_Material shown_
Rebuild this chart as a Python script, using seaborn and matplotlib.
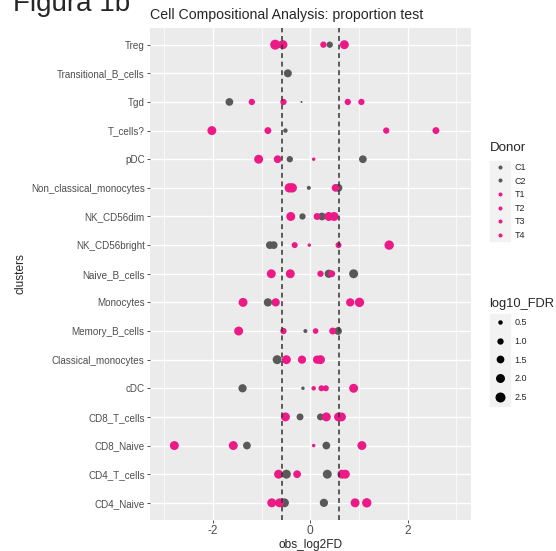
import numpy as np
import pandas as pd
import seaborn as sns
import matplotlib.pyplot as plt
from matplotlib.lines import Line2D
from matplotlib.patches import Rectangle

# clusters, top to bottom
clusters = ["Treg", "Transitional_B_cells", "Tgd", "T_cells?", "pDC",
            "Non_classical_monocytes", "NK_CD56dim", "NK_CD56bright",
            "Naive_B_cells", "Monocytes", "Memory_B_cells",
            "Classical_monocytes", "cDC", "CD8_T_cells", "CD8_Naive",
            "CD4_T_cells", "CD4_Naive"]
donors = ["C1", "C2", "T1", "T2", "T3", "T4"]
nan = np.nan

# obs_log2FD per donor (same order as clusters)
fd_C1 = [0.40, nan, -1.66, -0.51, -0.42, -0.03, -0.16, -0.83, 0.38, -0.87,
         -0.10, -0.68, -1.39, -0.21, -1.30, -0.49, -0.53]
fd_C2 = [-0.60, -0.46, -0.18, nan, 1.08, 0.58, 0.24, -0.75, 0.89, nan,
         0.57, nan, -0.15, 0.21, 0.33, 0.35, 0.28]
fd_T1 = [-0.72, nan, -1.20, -2.02, -1.06, -0.43, -0.40, -0.32, -0.80, -1.38,
         -1.47, -0.49, 0.07, -0.51, -2.79, -0.65, -0.79]
fd_T2 = [-0.56, nan, -0.55, -0.87, -0.67, -0.37, 0.14, -0.02, -0.41, -0.71,
         -0.55, -0.17, 0.23, 0.33, -1.58, -0.27, -0.63]
fd_T3 = [0.27, nan, 0.77, 1.56, 0.07, 0.52, 0.38, 0.58, 0.21, 0.82,
         0.11, 0.14, 0.32, 0.58, 0.07, 0.65, 0.92]
fd_T4 = [0.70, nan, 1.05, 2.58, nan, nan, 0.49, 1.62, 0.44, 1.01,
         0.46, 0.21, 0.89, 0.64, 1.06, 0.72, 1.16]

# log10_FDR per donor
fdr_C1 = [1.0, nan, 1.5, 0.5, 1.0, 0.4, 1.0, 1.5, 1.7, 1.7,
          0.4, 2.0, 1.7, 1.2, 1.5, 2.0, 2.0]
fdr_C2 = [1.2, 1.6, 0.1, nan, 1.5, 1.5, 1.5, 1.5, 2.0, nan,
          1.5, nan, 0.3, 1.2, 1.5, 2.0, 1.7]
fdr_T1 = [2.5, nan, 1.0, 2.0, 2.0, 2.2, 2.0, 0.9, 2.0, 2.0,
          2.0, 2.0, 0.5, 2.0, 2.0, 2.0, 2.0]
fdr_T2 = [2.0, nan, 1.0, 1.2, 1.5, 2.2, 1.2, 0.3, 2.0, 1.7,
          1.0, 1.7, 0.9, 2.0, 2.0, 1.5, 2.0]
fdr_T3 = [1.0, nan, 1.0, 1.0, 0.3, 1.5, 2.0, 0.9, 1.0, 1.7,
          0.8, 1.7, 0.9, 2.0, 0.3, 2.0, 2.0]
fdr_T4 = [2.0, nan, 1.0, 1.2, nan, nan, 2.0, 2.2, 1.2, 2.2,
          1.2, 2.0, 2.0, 2.0, 2.0, 2.0, 2.2]

size_breaks = [0.5, 1.0, 1.5, 2.0, 2.5]
colors = {"C1": "#595959", "C2": "#595959", "T1": "#EC1A87",
          "T2": "#EC1A87", "T3": "#EC1A87", "T4": "#EC1A87"}

fd = pd.DataFrame(dict(zip(donors, [fd_C1, fd_C2, fd_T1, fd_T2, fd_T3, fd_T4])))
fdr = pd.DataFrame(dict(zip(donors, [fdr_C1, fdr_C2, fdr_T1, fdr_T2, fdr_T3, fdr_T4])))
fd["clusters"] = clusters
fdr["clusters"] = clusters
df = fd.melt(id_vars="clusters", var_name="Donor", value_name="obs_log2FD")
df["log10_FDR"] = fdr.melt(id_vars="clusters")["value"]
df = df.dropna()
df["clusters"] = pd.Categorical(df["clusters"], categories=clusters[::-1])

sns.set_theme(style="darkgrid", rc={"axes.facecolor": "#EBEBEB",
                                    "grid.color": "white",
                                    "axes.unicode_minus": False})
plt.rcParams["font.family"] = ["Liberation Sans", "DejaVu Sans"]

W, H = 556, 551
fig = plt.figure(figsize=(W / 100, H / 100), dpi=100)
ax = fig.add_axes([150 / W, 1 - 520 / H, 321 / W, 492.5 / H])

sns.scatterplot(data=df, x="obs_log2FD", y="clusters", hue="Donor",
                palette=colors, size="log10_FDR", sizes=(0, 56),
                size_norm=(0, 2.7), linewidth=0, legend=False, ax=ax,
                zorder=3)

for v in [-0.585, 0.585]:
    ax.axvline(v, color="#333333", lw=1.1, ls=(0, (3.2, 2.4)), zorder=4)

ax.set_xlim(-3.29, 3.3)
ax.set_ylim(-0.6, 16.6)
ax.set_xticks([-2, 0, 2])
ax.set_xticks([-3, -1, 1, 3], minor=True)
ax.grid(which="major", color="white", lw=1.0)
ax.grid(which="minor", axis="x", color="white", lw=0.5)
for s in ax.spines.values():
    s.set_visible(False)
ax.tick_params(which="major", bottom=True, left=True, length=2.1, width=0.6,
               color="#333333", labelcolor="#4D4D4D", pad=1.7)
ax.tick_params(axis="y", labelsize=7.1)
ax.tick_params(axis="x", labelsize=8.6)
ax.tick_params(which="minor", length=0)
ax.set_xlabel("obs_log2FD", fontsize=8.6, labelpad=1)
ax.set_ylabel("clusters", fontsize=8.6, labelpad=3)

fig.text(150 / W, 1 - 19.5 / H, "Cell Compositional Analysis: proportion test",
         fontsize=10.2, va="baseline", ha="left")
fig.text(13 / W, 1 - 11 / H, "Figura 1b", fontsize=20,
         va="baseline", ha="left")

# legend titles
fig.text(490 / W, 1 - 151.5 / H, "Donor", fontsize=9.6, va="baseline")
fig.text(489 / W, 1 - 307 / H, "log10_FDR", fontsize=9.3, va="baseline")

# legend key backgrounds
fig.patches.append(Rectangle((490 / W, 1 - 240.7 / H), 20 / W, 80 / H,
                             transform=fig.transFigure, color="#F2F2F2", zorder=0))
fig.patches.append(Rectangle((490 / W, 1 - 405.5 / H), 20 / W, 92 / H,
                             transform=fig.transFigure, color="#F2F2F2", zorder=0))

donor_handles = [Line2D([], [], ls="", marker="o", ms=2.9, mew=0,
                        color=colors[d]) for d in donors]
fig.legend(donor_handles, donors, loc="upper left",
           bbox_to_anchor=(490 / W, 1 - 163 / H), frameon=False,
           fontsize=6.5, borderpad=0, borderaxespad=0, handlelength=2.2,
           handletextpad=0.55, labelspacing=0.51)

size_handles = [Line2D([], [], ls="", marker="o", mew=0, color="black",
                       ms=np.sqrt(56 * b / 2.7)) for b in size_breaks]
fig.legend(size_handles, [f"{b:.1f}" for b in size_breaks], loc="upper left",
           bbox_to_anchor=(490 / W, 1 - 318.3 / H), frameon=False,
           fontsize=6.5, borderpad=0, borderaxespad=0, handlelength=2.2,
           handletextpad=0.55, labelspacing=1.07)

plt.savefig("out.png", dpi=100)
plt.close("all")
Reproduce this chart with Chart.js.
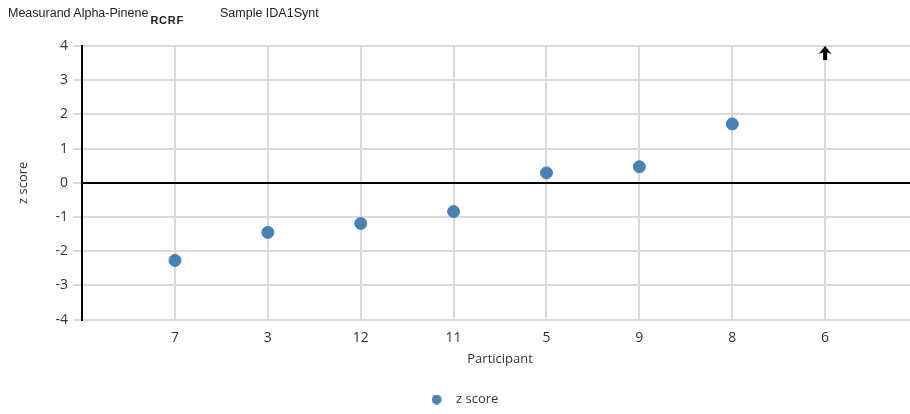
<!DOCTYPE html>
<html>
<head>
<meta charset="utf-8">
<script src="https://cdn.jsdelivr.net/npm/chart.js@4/dist/chart.umd.min.js"></script>
<style>
  html, body { margin: 0; padding: 0; background: #fff; overflow: hidden; }
  #wrap { position: relative; width: 910px; height: 414px; overflow: hidden; }
  #c { display: block; }
  #title { position: absolute; left: 8px; top: 6px; font-family: "Liberation Sans", Arial, sans-serif; font-size: 12.5px; color: #222; white-space: nowrap; }
  #title sub { font-size: 11px; font-weight: bold; vertical-align: -7px; margin-left: 2px; letter-spacing: 0.8px; }
  #title .sample { position: absolute; left: 212px; top: 0; }
</style>
</head>
<body>
<div id="wrap">
  <canvas id="c" width="918" height="414"></canvas>
  <div id="title">Measurand Alpha-Pinene<sub>RCRF</sub><span class="sample">Sample IDA1Synt</span></div>
</div>
<script>
// ---- data ----
const participants = ["7", "3", "12", "11", "5", "9", "8", "6"];
const zScores = [-2.27, -1.45, -1.19, -0.84, 0.29, 0.47, 1.72, null];
const offScaleHigh = [false, false, false, false, false, false, false, true];
const yTicks = [-4, -3, -2, -1, 0, 1, 2, 3, 4];
const yMin = -4, yMax = 4;

const POINT_COLOR = '#4682b4';

// arrow marker for values above the axis range
function makeArrow() {
  const cv = document.createElement('canvas');
  cv.width = 16; cv.height = 32;
  const g = cv.getContext('2d');
  g.fillStyle = '#000';
  g.beginPath();
  g.moveTo(8, 16);
  g.lineTo(14.5, 24);
  g.lineTo(10, 22.5);
  g.lineTo(10, 30);
  g.lineTo(6, 30);
  g.lineTo(6, 22.5);
  g.lineTo(1.5, 24);
  g.closePath();
  g.fill();
  return cv;
}

// legend marker: dot on the left side of a wider box
function makeLegendDot() {
  const cv = document.createElement('canvas');
  cv.width = 18; cv.height = 10;
  const g = cv.getContext('2d');
  g.fillStyle = POINT_COLOR;
  g.beginPath();
  g.arc(5, 5, 5, 0, Math.PI * 2);
  g.fill();
  return cv;
}
const legendDot = makeLegendDot();

const pts = zScores.map((v, i) => ({ x: i + 1, y: v }));
const arrows = offScaleHigh.map((f, i) => ({ x: i + 1, y: f ? yMax : null }));

const FONT = '"Open Sans", "Liberation Sans", Arial, sans-serif';
const GRID = '#d9d9d9';

new Chart(document.getElementById('c'), {
  type: 'scatter',
  data: {
    datasets: [
      {
        label: 'z score',
        data: pts,
        backgroundColor: POINT_COLOR,
        borderColor: POINT_COLOR,
        pointRadius: 6,
        pointHoverRadius: 6,
        pointStyle: 'circle'
      },
      {
        label: 'off scale',
        data: arrows,
        pointStyle: makeArrow(),
        pointRadius: 8,
        clip: false
      }
    ]
  },
  options: {
    responsive: false,
    animation: false,
    layout: { autoPadding: false, padding: { top: 46, left: 12, right: 0, bottom: -2 } },
    plugins: {
      tooltip: { enabled: false },
      legend: {
        position: 'bottom',
        labels: {
          usePointStyle: true,
          pointStyleWidth: 18,
          boxHeight: 10,
          padding: 14,
          color: '#333',
          font: { family: FONT, size: 13 },
          generateLabels: chart => [{
            text: chart.data.datasets[0].label,
            fillStyle: POINT_COLOR,
            strokeStyle: POINT_COLOR,
            lineWidth: 0,
            pointStyle: legendDot,
            hidden: false,
            datasetIndex: 0,
            fontColor: '#333'
          }]
        }
      }
    },
    scales: {
      x: {
        type: 'linear',
        min: 0,
        max: participants.length + 1,
        afterBuildTicks: axis => { axis.ticks = Array.from({ length: participants.length + 2 }, (_, i) => ({ value: i })); },
        afterFit: axis => { axis.paddingRight = 0; axis.paddingLeft = 0; },
        ticks: {
          callback: v => participants[v - 1] || '',
          color: '#333',
          padding: 10,
          maxRotation: 0,
          font: { family: FONT, size: 14 }
        },
        grid: {
          color: ctx => (ctx.tick && ctx.tick.value >= 1 && ctx.tick.value <= participants.length) ? GRID : 'rgba(0,0,0,0)',
          lineWidth: 2,
          drawTicks: false
        },
        border: { color: GRID, width: 2 },
        title: {
          display: true,
          text: 'Participant',
          color: '#333',
          padding: { top: -5, bottom: 12 },
          font: { family: FONT, size: 13 }
        }
      },
      y: {
        min: yMin,
        max: yMax,
        afterBuildTicks: axis => { axis.ticks = yTicks.map(v => ({ value: v })); },
        ticks: {
          color: '#333',
          padding: 5,
          font: { family: FONT, size: 14 }
        },
        grid: {
          color: ctx => (ctx.tick && ctx.tick.value === 0) ? '#000' : GRID,
          tickColor: GRID,
          lineWidth: 2,
          tickLength: 9
        },
        border: { color: '#000', width: 2 },
        title: {
          display: true,
          text: 'z score',
          color: '#333',
          padding: { top: 3, bottom: 20 },
          font: { family: FONT, size: 13 }
        }
      }
    }
  }
});
</script>
</body>
</html>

_Your task_
Your task is to collect every line above that contains the word "matplotlib".

_Written solution_
Rebuild this chart as a Python script, using seaborn and matplotlib.
import matplotlib.pyplot as plt
from matplotlib.lines import Line2D
from matplotlib.patches import Rectangle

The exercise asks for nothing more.